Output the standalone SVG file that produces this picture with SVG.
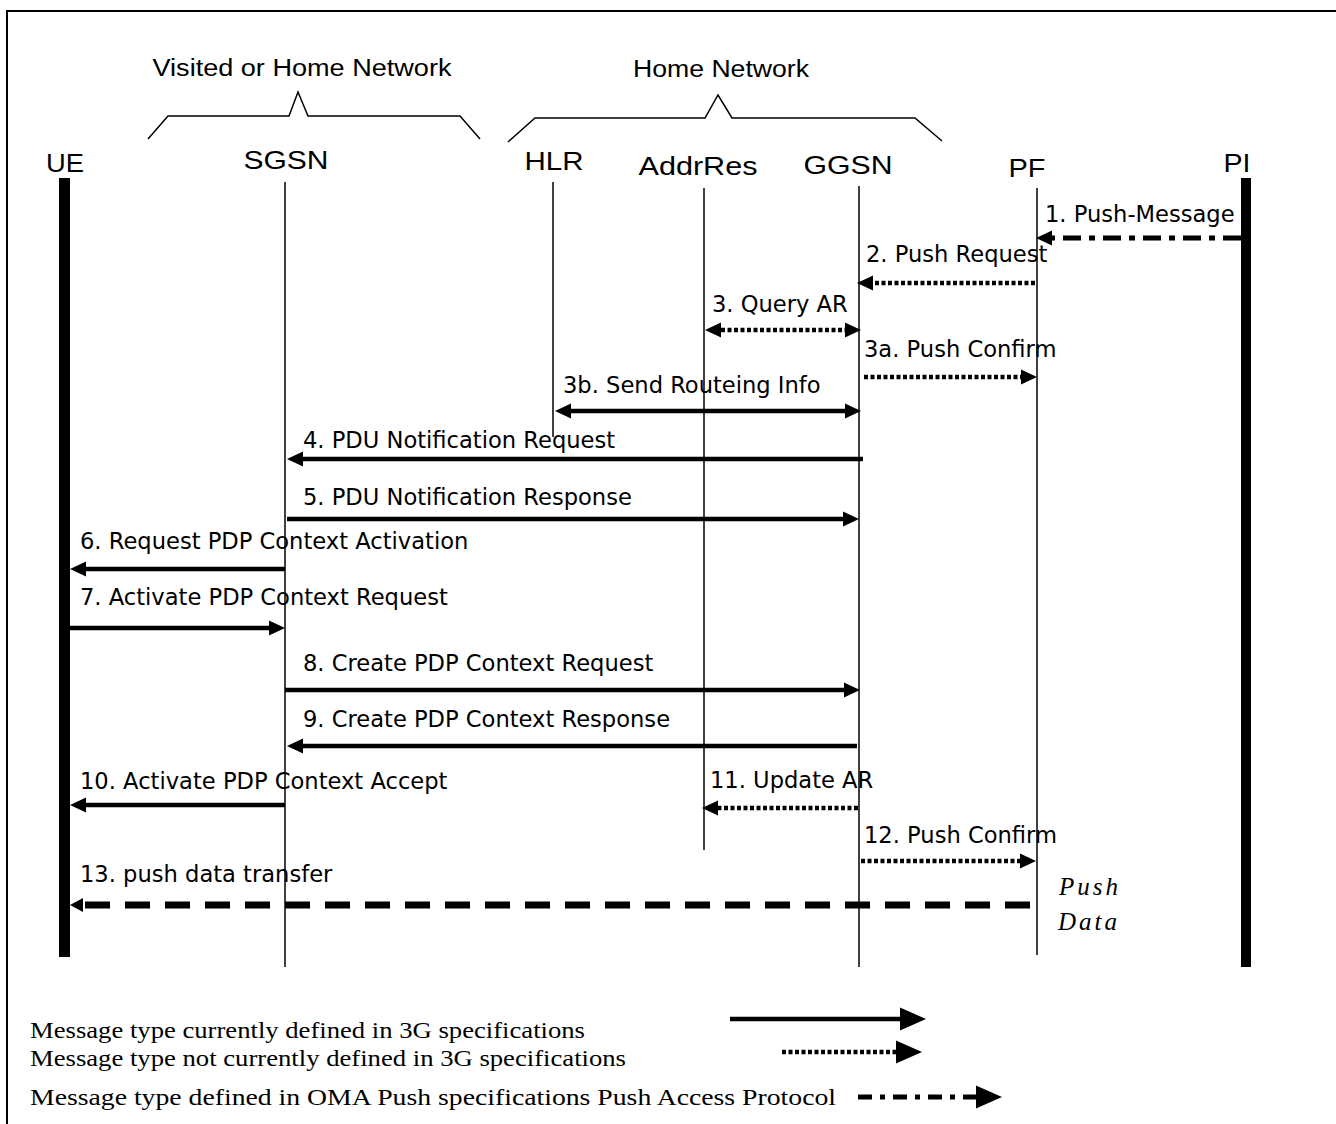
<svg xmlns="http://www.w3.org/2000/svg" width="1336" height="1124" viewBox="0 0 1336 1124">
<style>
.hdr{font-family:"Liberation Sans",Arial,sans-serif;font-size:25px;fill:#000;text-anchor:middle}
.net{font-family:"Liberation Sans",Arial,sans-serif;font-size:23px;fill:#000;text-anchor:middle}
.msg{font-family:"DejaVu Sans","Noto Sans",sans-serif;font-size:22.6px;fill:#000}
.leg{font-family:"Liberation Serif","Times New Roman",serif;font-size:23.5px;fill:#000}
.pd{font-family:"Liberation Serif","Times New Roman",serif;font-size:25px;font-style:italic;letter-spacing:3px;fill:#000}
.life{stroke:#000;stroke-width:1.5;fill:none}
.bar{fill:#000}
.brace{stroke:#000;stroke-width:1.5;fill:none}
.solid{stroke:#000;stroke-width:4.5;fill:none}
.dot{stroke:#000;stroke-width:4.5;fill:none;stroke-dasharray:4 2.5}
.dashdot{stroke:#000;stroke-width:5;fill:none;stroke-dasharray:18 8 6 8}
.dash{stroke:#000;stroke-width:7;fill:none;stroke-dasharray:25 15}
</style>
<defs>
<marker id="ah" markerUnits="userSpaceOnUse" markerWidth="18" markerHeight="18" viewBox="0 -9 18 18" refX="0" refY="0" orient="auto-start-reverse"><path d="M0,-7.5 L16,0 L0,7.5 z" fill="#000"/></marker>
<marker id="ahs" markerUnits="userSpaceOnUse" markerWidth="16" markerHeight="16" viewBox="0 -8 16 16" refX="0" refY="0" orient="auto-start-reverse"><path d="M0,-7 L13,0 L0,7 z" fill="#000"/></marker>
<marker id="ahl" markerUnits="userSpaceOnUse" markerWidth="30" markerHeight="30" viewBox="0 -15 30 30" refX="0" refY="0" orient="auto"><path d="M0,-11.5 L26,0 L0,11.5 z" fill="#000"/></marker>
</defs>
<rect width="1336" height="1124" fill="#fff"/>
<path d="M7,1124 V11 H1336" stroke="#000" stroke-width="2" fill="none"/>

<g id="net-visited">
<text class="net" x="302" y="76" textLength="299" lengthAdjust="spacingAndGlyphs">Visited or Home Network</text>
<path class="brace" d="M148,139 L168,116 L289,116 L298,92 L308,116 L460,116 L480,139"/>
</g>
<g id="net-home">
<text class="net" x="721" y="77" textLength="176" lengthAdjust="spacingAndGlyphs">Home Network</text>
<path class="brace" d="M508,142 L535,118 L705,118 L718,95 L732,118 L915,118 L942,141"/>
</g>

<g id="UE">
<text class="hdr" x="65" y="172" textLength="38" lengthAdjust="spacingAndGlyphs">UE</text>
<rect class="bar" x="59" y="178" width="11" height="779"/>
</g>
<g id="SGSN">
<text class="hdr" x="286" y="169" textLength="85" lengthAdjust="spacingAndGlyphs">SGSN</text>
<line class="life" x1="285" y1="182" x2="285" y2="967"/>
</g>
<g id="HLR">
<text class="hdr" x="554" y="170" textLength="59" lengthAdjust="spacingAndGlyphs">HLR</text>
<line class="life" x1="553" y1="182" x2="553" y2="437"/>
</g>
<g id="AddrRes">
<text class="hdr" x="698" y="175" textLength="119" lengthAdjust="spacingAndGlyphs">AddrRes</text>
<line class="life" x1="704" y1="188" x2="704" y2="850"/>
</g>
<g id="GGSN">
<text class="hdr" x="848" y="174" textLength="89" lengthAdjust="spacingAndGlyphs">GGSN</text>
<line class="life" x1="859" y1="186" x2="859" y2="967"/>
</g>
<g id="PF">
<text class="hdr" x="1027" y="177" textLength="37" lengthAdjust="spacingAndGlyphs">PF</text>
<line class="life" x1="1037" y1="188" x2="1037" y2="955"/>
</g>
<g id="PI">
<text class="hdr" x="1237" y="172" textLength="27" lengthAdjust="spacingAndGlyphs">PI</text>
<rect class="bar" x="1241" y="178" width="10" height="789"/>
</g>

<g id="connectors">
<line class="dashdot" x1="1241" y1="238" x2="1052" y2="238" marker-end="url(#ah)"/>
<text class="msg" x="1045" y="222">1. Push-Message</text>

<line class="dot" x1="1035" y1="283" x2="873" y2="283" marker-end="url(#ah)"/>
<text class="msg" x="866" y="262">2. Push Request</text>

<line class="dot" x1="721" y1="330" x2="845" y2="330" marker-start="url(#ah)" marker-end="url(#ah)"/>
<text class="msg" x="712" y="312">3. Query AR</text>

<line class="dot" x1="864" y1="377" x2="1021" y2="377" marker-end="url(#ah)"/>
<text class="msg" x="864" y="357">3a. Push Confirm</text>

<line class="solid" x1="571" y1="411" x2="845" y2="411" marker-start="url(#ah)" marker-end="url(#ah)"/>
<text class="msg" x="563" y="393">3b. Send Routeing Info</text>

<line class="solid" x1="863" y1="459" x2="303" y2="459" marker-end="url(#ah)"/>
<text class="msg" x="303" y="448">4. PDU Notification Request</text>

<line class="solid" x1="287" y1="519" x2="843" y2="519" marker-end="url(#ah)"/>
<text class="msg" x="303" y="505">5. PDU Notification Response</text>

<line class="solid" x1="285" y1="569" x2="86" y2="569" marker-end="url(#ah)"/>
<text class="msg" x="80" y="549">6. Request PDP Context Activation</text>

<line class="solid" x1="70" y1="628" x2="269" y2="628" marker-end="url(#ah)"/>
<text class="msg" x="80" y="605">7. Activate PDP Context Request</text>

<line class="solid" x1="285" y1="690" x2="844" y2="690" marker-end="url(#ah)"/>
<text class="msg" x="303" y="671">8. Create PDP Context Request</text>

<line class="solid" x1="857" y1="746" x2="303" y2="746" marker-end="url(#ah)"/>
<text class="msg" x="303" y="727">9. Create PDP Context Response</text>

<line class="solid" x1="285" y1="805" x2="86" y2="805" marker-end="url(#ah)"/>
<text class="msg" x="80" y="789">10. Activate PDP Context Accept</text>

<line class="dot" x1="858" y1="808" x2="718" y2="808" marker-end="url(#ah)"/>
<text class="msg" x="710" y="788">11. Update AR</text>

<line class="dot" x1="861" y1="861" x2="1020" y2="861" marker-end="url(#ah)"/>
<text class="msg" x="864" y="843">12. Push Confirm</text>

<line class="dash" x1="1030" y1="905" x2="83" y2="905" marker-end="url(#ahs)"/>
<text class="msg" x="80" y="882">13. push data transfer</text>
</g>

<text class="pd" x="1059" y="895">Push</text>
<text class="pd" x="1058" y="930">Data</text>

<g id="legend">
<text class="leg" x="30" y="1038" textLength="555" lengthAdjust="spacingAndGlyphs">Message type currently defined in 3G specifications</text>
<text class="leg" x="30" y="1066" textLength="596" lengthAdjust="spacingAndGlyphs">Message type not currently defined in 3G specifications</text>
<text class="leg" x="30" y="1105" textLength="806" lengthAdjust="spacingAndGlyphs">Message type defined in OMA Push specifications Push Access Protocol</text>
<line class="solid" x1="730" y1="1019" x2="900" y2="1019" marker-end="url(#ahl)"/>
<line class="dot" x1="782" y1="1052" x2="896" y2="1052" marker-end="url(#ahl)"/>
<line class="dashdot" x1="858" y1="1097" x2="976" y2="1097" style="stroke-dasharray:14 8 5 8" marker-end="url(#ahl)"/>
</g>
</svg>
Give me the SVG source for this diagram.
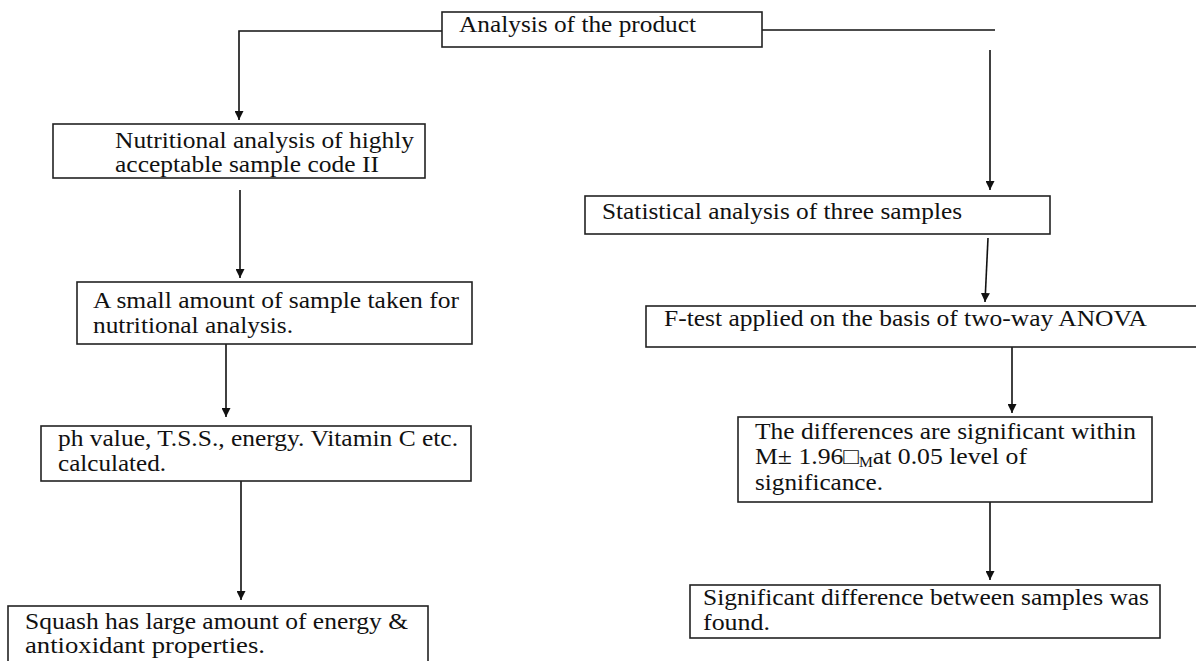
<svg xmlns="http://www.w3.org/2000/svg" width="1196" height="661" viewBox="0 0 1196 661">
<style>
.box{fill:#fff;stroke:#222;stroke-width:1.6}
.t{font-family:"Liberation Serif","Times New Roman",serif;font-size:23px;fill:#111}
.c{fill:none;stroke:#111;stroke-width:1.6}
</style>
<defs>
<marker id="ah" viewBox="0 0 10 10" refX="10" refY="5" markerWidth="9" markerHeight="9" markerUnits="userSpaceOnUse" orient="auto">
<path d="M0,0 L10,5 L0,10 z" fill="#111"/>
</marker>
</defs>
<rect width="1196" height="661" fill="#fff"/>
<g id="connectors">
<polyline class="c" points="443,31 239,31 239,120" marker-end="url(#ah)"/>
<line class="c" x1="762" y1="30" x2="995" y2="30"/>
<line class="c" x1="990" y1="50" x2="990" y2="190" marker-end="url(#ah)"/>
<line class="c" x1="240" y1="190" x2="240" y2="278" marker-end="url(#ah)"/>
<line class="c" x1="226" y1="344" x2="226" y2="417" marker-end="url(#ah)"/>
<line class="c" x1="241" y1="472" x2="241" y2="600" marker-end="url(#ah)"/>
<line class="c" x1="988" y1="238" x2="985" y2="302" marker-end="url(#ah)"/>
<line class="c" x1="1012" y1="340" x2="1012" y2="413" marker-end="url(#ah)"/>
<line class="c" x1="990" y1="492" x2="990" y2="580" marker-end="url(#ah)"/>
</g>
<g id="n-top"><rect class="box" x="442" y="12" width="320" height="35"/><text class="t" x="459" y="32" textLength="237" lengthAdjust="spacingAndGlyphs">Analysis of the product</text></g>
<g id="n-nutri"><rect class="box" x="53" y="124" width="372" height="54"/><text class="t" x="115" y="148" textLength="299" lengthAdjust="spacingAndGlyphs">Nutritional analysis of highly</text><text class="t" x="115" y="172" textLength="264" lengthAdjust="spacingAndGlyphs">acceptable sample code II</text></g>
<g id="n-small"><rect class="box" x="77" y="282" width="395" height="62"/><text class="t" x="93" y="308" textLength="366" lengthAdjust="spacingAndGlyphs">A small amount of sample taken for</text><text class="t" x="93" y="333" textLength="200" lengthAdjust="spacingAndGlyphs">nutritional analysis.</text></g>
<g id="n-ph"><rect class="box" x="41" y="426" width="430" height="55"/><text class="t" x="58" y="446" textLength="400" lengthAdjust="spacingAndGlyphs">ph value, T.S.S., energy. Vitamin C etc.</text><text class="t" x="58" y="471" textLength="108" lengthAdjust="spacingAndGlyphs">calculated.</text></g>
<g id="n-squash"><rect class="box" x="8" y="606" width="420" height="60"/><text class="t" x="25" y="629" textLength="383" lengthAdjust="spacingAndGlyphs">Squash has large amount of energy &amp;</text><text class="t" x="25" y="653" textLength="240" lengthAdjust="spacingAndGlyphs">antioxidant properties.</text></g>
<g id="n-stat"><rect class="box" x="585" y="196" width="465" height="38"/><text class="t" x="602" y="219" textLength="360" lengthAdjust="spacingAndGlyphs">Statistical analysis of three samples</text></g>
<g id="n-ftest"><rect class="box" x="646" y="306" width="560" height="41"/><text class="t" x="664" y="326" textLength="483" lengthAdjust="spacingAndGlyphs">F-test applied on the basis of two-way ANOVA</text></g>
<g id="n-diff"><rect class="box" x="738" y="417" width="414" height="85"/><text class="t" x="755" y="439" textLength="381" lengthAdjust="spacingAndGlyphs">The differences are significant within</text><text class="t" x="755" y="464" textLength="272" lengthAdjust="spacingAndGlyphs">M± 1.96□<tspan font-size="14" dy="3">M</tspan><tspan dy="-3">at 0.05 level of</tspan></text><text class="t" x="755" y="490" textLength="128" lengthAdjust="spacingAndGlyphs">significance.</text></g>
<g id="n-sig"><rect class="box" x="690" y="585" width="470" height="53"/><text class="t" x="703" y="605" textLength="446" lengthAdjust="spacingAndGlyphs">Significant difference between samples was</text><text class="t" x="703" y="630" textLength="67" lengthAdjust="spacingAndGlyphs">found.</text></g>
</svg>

- - -

Go through the records above and copy every line with the word "this".

> [PROBLEM SOLUTION]
Output the standalone SVG file that produces this picture with SVG.
Give me the SVG source for this diagram.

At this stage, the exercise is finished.